PROBLEM TO SOLVE
Extract the run of lines that starts at the top of the records below and ends at the line with "0.281, 0.272, 0.253];", keeping both ends and excluding pictures.

EXTRACTED MATERIAL
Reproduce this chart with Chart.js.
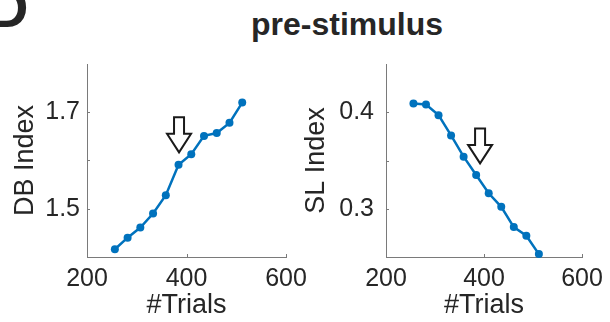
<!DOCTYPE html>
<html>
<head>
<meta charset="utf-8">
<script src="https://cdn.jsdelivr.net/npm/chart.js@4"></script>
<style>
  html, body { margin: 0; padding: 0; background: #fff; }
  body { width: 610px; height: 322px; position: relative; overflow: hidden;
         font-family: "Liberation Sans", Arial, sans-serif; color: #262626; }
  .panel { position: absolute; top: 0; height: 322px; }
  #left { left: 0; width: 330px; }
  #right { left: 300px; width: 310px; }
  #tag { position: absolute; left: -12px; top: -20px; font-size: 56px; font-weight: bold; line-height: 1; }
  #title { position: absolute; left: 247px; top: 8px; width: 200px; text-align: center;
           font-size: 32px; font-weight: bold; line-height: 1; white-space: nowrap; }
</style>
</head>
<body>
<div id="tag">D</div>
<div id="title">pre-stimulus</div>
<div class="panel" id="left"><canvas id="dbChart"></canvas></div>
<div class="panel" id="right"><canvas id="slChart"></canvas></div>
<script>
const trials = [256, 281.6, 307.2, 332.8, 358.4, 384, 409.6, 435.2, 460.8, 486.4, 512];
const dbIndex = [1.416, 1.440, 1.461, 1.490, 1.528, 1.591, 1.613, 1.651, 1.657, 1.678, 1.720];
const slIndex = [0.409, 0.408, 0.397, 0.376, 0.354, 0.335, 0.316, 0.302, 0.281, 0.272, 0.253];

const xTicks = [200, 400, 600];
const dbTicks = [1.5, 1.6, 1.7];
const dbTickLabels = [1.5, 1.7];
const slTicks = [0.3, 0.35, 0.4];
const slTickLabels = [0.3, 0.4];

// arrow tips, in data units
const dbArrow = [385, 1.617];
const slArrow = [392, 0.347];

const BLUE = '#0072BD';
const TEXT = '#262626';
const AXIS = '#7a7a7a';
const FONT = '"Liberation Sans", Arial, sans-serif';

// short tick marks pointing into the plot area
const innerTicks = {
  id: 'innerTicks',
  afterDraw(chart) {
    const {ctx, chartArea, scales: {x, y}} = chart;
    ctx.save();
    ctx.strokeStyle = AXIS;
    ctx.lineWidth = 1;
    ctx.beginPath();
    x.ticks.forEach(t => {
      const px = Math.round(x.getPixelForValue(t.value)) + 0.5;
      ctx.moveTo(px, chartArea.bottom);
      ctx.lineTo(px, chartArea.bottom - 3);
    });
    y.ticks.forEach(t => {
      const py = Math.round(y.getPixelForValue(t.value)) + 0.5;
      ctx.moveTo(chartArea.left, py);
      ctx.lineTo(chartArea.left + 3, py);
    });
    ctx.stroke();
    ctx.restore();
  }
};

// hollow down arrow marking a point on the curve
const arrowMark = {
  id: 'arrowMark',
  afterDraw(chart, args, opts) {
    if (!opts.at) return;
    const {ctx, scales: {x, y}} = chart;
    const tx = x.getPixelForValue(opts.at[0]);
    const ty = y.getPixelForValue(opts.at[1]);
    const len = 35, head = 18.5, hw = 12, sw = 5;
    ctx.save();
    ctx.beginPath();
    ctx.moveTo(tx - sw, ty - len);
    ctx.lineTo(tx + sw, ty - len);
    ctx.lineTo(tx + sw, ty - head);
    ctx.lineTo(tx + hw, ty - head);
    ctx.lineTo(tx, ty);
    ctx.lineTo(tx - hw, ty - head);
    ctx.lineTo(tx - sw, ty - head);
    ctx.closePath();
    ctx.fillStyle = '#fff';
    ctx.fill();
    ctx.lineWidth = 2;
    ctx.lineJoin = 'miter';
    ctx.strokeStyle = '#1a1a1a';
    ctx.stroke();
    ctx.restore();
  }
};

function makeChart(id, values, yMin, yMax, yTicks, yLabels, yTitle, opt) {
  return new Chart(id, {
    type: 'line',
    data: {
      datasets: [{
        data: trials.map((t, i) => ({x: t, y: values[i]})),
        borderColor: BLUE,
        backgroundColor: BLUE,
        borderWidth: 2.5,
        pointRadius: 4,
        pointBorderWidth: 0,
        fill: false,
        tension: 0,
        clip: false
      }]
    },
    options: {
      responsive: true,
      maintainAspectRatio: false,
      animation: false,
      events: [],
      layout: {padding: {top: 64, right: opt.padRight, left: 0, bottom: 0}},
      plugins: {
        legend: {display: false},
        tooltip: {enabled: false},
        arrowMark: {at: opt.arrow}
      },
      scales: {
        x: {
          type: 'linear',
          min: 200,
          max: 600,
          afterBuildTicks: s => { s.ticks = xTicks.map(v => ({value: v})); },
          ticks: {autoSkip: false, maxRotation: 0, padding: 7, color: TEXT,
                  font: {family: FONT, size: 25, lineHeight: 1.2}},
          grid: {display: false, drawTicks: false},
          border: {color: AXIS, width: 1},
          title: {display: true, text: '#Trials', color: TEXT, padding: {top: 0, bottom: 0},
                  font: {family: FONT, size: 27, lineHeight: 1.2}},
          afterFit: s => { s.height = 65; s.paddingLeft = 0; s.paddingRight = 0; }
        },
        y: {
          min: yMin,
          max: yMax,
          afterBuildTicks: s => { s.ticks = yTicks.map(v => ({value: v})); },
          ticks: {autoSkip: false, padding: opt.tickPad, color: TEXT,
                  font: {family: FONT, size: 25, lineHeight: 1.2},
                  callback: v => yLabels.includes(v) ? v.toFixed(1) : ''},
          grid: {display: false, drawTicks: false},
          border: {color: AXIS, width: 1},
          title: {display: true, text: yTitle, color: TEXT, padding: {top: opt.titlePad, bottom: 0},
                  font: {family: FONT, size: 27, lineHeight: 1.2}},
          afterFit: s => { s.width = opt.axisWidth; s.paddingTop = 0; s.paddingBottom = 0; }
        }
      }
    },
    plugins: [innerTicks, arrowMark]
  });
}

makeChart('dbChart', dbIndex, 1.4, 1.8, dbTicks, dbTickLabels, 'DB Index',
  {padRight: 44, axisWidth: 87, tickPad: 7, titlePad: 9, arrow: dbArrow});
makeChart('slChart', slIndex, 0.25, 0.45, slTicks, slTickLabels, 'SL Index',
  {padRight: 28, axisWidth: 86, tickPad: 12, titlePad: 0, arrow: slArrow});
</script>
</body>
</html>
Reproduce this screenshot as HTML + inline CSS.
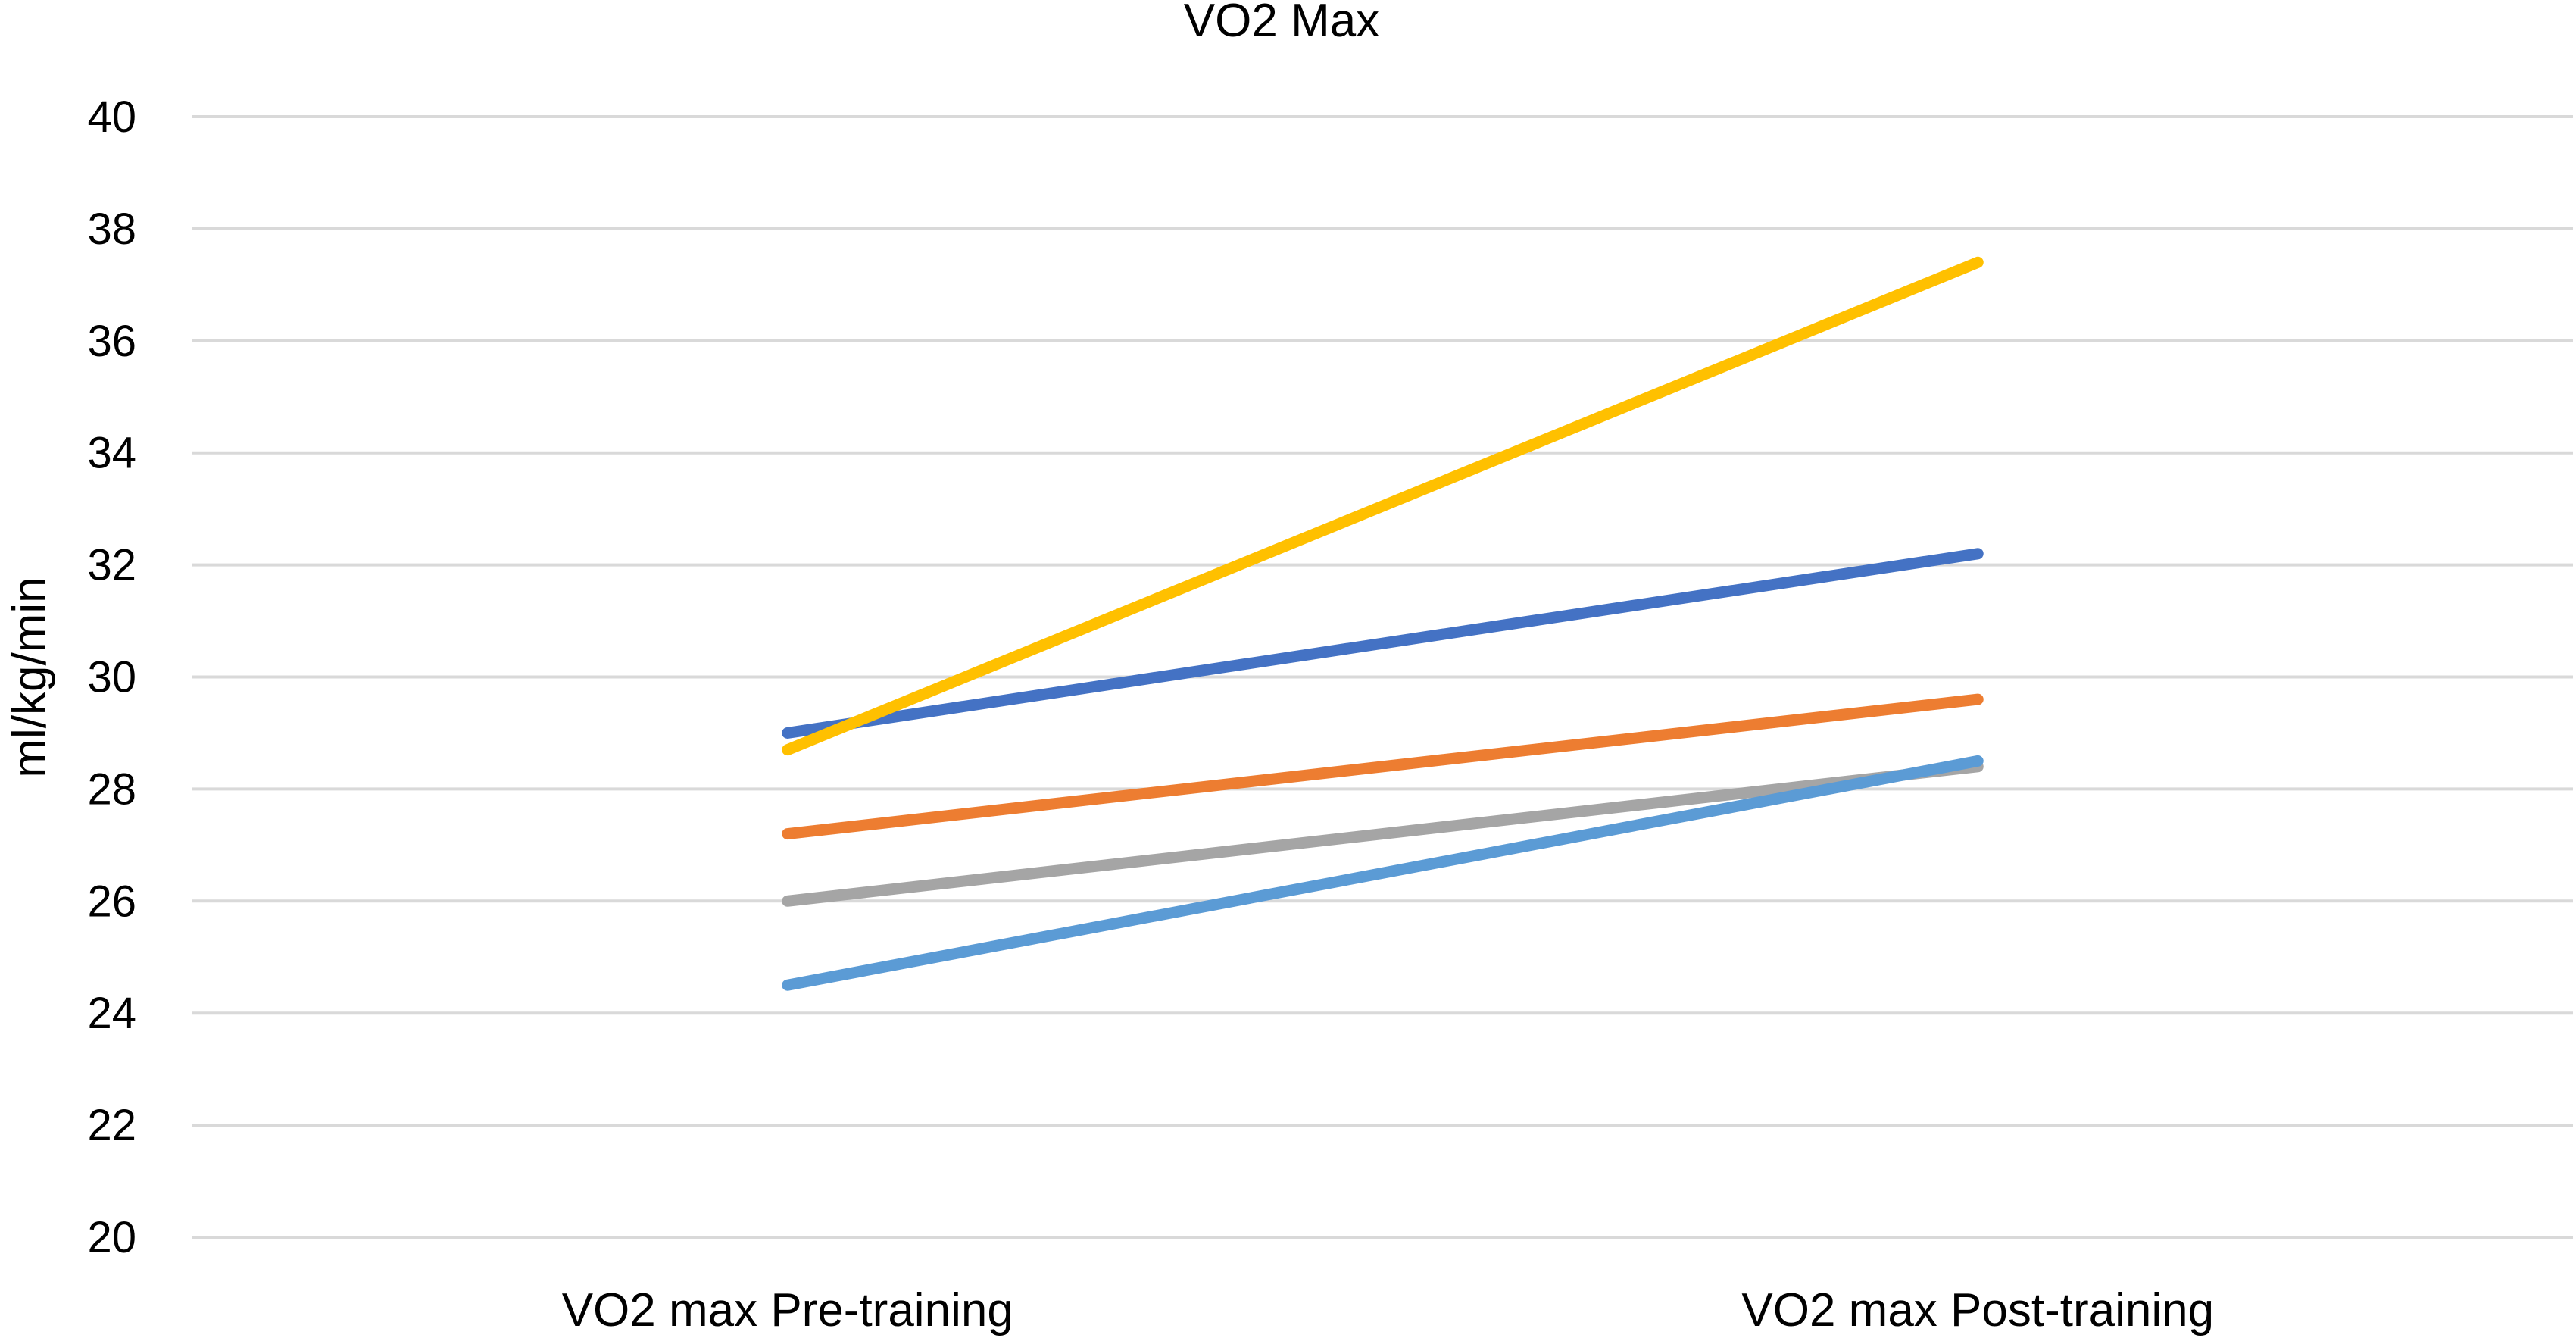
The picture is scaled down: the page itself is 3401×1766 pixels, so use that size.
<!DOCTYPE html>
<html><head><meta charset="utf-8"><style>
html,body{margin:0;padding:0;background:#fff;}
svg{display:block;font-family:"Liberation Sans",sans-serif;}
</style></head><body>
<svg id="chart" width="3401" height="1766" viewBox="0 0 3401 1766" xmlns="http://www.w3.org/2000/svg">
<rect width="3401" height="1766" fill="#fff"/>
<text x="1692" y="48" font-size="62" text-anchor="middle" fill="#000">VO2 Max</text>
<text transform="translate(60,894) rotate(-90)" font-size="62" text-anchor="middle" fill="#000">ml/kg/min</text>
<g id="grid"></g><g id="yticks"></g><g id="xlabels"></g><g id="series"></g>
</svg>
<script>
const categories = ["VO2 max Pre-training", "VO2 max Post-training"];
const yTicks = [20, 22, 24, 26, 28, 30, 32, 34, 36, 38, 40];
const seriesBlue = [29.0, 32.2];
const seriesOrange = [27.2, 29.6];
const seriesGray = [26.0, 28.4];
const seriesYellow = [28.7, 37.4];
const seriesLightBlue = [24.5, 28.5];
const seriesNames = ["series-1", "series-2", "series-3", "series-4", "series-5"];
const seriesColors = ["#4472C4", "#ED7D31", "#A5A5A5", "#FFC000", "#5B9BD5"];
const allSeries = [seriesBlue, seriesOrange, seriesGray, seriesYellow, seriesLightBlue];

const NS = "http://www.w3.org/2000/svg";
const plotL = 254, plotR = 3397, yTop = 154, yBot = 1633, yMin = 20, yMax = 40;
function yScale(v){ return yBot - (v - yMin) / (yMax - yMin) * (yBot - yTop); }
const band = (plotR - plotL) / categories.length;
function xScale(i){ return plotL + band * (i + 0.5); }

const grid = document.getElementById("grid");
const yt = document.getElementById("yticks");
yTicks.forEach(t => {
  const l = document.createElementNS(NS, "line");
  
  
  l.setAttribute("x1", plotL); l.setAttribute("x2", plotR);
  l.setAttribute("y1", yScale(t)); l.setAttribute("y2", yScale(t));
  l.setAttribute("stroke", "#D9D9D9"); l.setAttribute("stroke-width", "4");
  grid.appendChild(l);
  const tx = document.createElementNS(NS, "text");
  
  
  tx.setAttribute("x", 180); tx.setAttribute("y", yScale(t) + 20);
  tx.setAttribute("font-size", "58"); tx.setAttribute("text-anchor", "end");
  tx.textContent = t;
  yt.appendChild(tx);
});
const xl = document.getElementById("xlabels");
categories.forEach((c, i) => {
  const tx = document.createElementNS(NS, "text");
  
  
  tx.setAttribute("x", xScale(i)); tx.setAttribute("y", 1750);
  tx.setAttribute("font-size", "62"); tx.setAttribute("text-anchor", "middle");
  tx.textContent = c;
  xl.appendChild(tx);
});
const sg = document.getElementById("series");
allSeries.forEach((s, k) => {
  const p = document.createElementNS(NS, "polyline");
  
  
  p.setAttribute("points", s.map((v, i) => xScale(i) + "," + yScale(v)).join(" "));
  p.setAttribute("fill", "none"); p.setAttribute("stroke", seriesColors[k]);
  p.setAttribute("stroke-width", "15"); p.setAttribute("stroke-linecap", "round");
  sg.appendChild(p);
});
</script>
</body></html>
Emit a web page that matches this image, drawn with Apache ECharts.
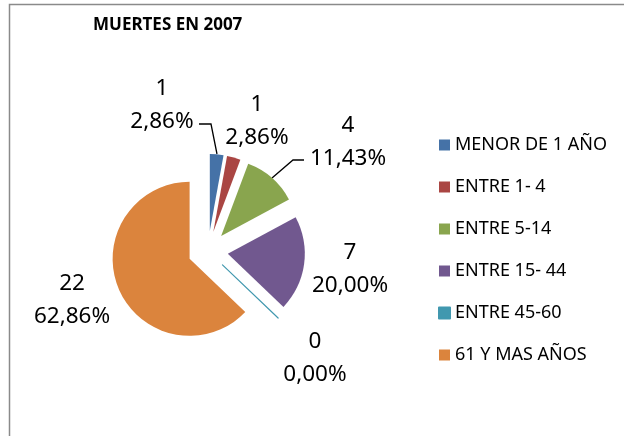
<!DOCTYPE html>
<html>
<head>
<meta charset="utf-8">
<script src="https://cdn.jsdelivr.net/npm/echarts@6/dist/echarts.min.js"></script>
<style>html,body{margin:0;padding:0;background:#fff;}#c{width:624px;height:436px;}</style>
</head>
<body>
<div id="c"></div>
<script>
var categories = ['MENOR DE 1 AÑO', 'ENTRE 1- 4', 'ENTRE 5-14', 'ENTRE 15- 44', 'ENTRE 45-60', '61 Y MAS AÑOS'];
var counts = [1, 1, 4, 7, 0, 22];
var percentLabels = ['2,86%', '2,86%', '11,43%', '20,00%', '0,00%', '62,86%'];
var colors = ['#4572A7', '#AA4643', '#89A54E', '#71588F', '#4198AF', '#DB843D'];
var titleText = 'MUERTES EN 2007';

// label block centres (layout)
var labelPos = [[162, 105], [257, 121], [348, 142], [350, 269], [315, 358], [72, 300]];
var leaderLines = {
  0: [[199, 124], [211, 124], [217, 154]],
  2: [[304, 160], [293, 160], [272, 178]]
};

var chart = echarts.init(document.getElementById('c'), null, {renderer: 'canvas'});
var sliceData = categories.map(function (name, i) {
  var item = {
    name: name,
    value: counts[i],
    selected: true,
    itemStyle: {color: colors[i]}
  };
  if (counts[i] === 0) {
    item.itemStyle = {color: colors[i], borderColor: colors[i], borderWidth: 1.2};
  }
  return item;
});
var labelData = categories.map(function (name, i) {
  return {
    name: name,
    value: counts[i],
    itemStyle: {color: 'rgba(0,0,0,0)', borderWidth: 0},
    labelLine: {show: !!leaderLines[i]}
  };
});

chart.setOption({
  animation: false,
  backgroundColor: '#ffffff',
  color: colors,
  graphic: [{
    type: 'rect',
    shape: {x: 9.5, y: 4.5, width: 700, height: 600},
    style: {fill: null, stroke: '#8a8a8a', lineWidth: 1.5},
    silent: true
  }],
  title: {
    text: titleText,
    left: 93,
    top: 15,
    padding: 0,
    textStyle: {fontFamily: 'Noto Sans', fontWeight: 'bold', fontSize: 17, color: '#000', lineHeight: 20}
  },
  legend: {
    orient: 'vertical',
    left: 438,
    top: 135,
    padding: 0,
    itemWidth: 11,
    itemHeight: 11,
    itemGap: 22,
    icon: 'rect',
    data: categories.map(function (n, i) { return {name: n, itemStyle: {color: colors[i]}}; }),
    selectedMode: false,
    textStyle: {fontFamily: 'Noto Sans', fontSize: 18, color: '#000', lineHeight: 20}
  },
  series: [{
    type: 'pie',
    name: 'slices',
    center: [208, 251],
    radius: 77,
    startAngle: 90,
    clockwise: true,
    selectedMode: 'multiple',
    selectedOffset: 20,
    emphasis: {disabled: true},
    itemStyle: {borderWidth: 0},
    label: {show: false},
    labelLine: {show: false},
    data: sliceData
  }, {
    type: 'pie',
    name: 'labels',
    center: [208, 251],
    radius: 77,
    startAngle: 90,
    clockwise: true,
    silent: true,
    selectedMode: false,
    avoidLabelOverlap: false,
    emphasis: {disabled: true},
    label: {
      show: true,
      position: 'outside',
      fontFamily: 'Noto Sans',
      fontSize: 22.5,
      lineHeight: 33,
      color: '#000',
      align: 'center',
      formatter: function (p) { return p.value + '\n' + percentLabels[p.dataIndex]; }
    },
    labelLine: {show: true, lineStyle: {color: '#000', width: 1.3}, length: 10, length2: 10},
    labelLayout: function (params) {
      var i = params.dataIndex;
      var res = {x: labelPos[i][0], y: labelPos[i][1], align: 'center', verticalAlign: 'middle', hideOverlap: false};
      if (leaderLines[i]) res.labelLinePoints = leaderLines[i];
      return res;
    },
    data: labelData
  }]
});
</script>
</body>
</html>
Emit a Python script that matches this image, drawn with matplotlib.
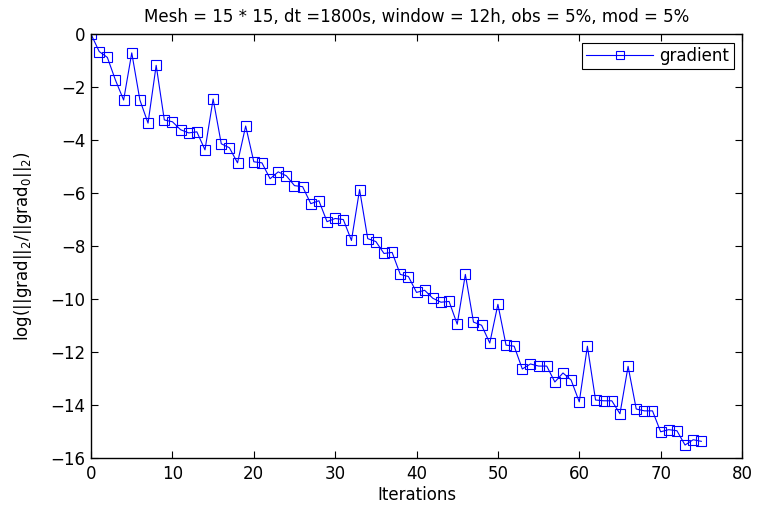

THE RESPONSE
Reproduce this chart with Chart.js.
<!DOCTYPE html>
<html>
<head>
<meta charset="utf-8">
<script src="https://cdn.jsdelivr.net/npm/chart.js@4"></script>
<style>
  html, body { margin: 0; padding: 0; background: #fff; }
  body { width: 610px; height: 322px; position: relative; overflow: hidden;
         font-family: "Liberation Sans", Arial, sans-serif; color: #262626; }
  .panel { position: absolute; top: 0; height: 322px; }
  #left { left: 0; width: 330px; }
  #right { left: 300px; width: 310px; }
  #tag { position: absolute; left: -12px; top: -20px; font-size: 56px; font-weight: bold; line-height: 1; }
  #title { position: absolute; left: 247px; top: 8px; width: 200px; text-align: center;
           font-size: 32px; font-weight: bold; line-height: 1; white-space: nowrap; }
</style>
</head>
<body>
<div id="tag">D</div>
<div id="title">pre-stimulus</div>
<div class="panel" id="left"><canvas id="dbChart"></canvas></div>
<div class="panel" id="right"><canvas id="slChart"></canvas></div>
<script>
const trials = [256, 281.6, 307.2, 332.8, 358.4, 384, 409.6, 435.2, 460.8, 486.4, 512];
const dbIndex = [1.416, 1.440, 1.461, 1.490, 1.528, 1.591, 1.613, 1.651, 1.657, 1.678, 1.720];
const slIndex = [0.409, 0.408, 0.397, 0.376, 0.354, 0.335, 0.316, 0.302, 0.281, 0.272, 0.253];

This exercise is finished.